I also tried to do 3D classes instead of hetero refine, but ESS between the 2 classes ~ 1.2 which I believe is fairly low to indicate heterogeneity?
Then I did 2D class with the 1.2 mil particles with 80 EM iterations instead of 40. After 2 rounds I ended up with ~210k selected particles. Then NU, CTF, NU refine to get ~5A.
Maybe I was too strict with inspecting picks (?), but if I wasn’t and went through with ~4 mil particles, then the 2D would take days because I have a lot of junk in the 2Ds already.
What would you suggest I missed or what should I revisit to try and get a better resolution? Or do we need to collect more data? We collected on carbon on gold grids and had a bit thicker ice and something that looked like drops in the middle of squares maybe due to waiting too long to vitrobot the grids after plasma?
The problem also lies in the fact that the reconstructed map looks nothing like the model alphafold predicted (neither tetramer, nor monomer), so I can’t just fit it in the 6A map and be done. Also, de novo model building in a 6A map won’t do wonders (attaching a pic of the volume).
It is difficult to say exactly what to do based on what you’ve shared so far, but here are a few general suggestions:
Work on a subset of your data first - do you picking, classification, ab initio and initial refinements on 500-1000 micrographs before expanding to millions of particles. Make sure to discard bad micrographs in Manual Curation first.
Use the Micrograph Denoiser before picking and use the Junk Detector afterwards (before Inpect Picks).
Try using the Blob Picker instead of your imported template and see if you can generate templates from that.
Try a larger box size. 256 px * 0.735 Å/px seems small for a 250 kDa particle. If you have an expectation of the particle diameter, try starting at twice that - if not, start at 384+ px (F-crop to eg. ~3 Å/px).

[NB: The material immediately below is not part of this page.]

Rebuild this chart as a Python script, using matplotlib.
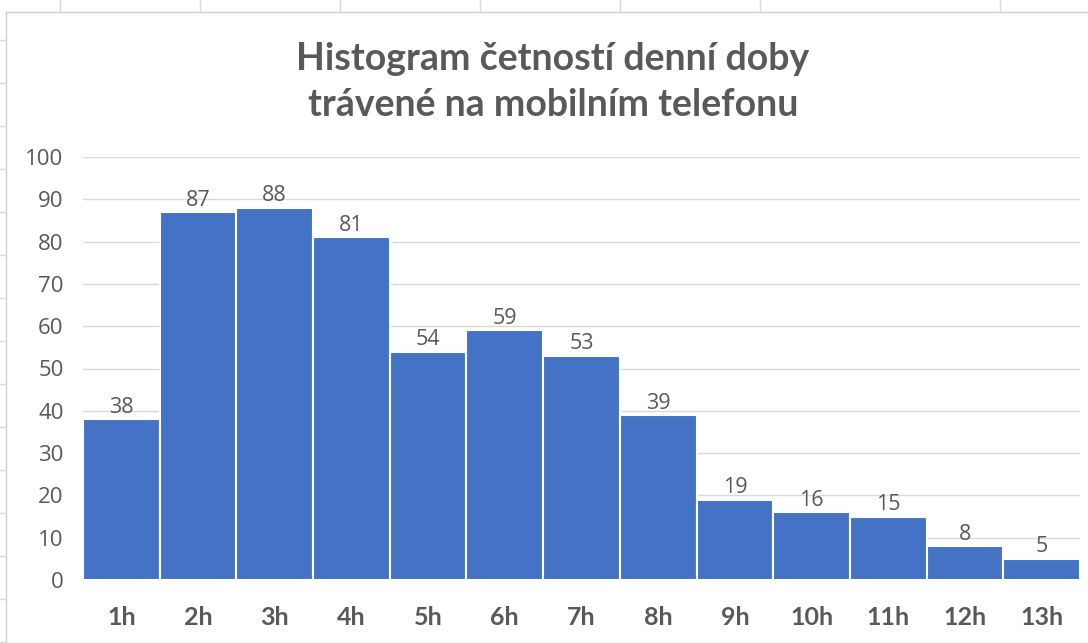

If you didn’t already, try 2D classification settings closer to default before the modifications you tried here (fine to increase number of classes to 200). For some data the fast approach works just as well. Also try with a circular mask set the expected diameter + ~10%.
If a step reduces your resolution significantly (13. in the list above), take a step back and try something else.
If you want better feedback, consider sharing a bit more data - at least a representative micrograph, some 2D classes and perhaps info from Manual Curation such as Relative Ice Thickness, Defocus and CTF fit resolution plots.
yes, I think an expert could achieve a high resolution structure from these data.
are you sure 165kV? Next time use a lower magnification/larger pixel size more close to 1A if possible - you will get more particles in each image and still not hit nyquist likely.
I would not use an imported volume as a template for template picker. but now that you have used that method to achieve 2D classes, I would redo picking with 3 or 4 of those classes, distinct views if possible.
4-fold bin (256→64) should work well and be even faster for all jobs prior to NU-refine.
your NU-refine with CTF refinements is killing resolution so is clearly degrading instead of refining parameters. Skip it.
This is clearly symmetrical, why do you think there aren’t dimers/tetramers? That being said, do NOT use symmetry in your jobs until you’ve sorted out the basics. it will inflate your resolution, give pretty maps, and still be totally wrong.
Great picking, quality 2D (increase batchsize more important than increase o-EM), liberal 2D selection of all things that look like decent particles, redo 2D selection keeping ONLY ~100k best particles from a few different views and use these to run ab initio 1 class, redo ab initio 1 class with 10 particles limit in the parameters will finish in 1 minute, use the good ab initio once and the bad ab initio 4 times in het refine. extract the good class unbinned, NU-refine. 3D class with class similarity 0 and resolution limit 12 and number classes 10 and turn off convergence filter. NU-refine the single best class/es and then run local refine with mask around region of interest. I would highly suspect that this workflow maybe with tweaking will put you in a really good place for modeling.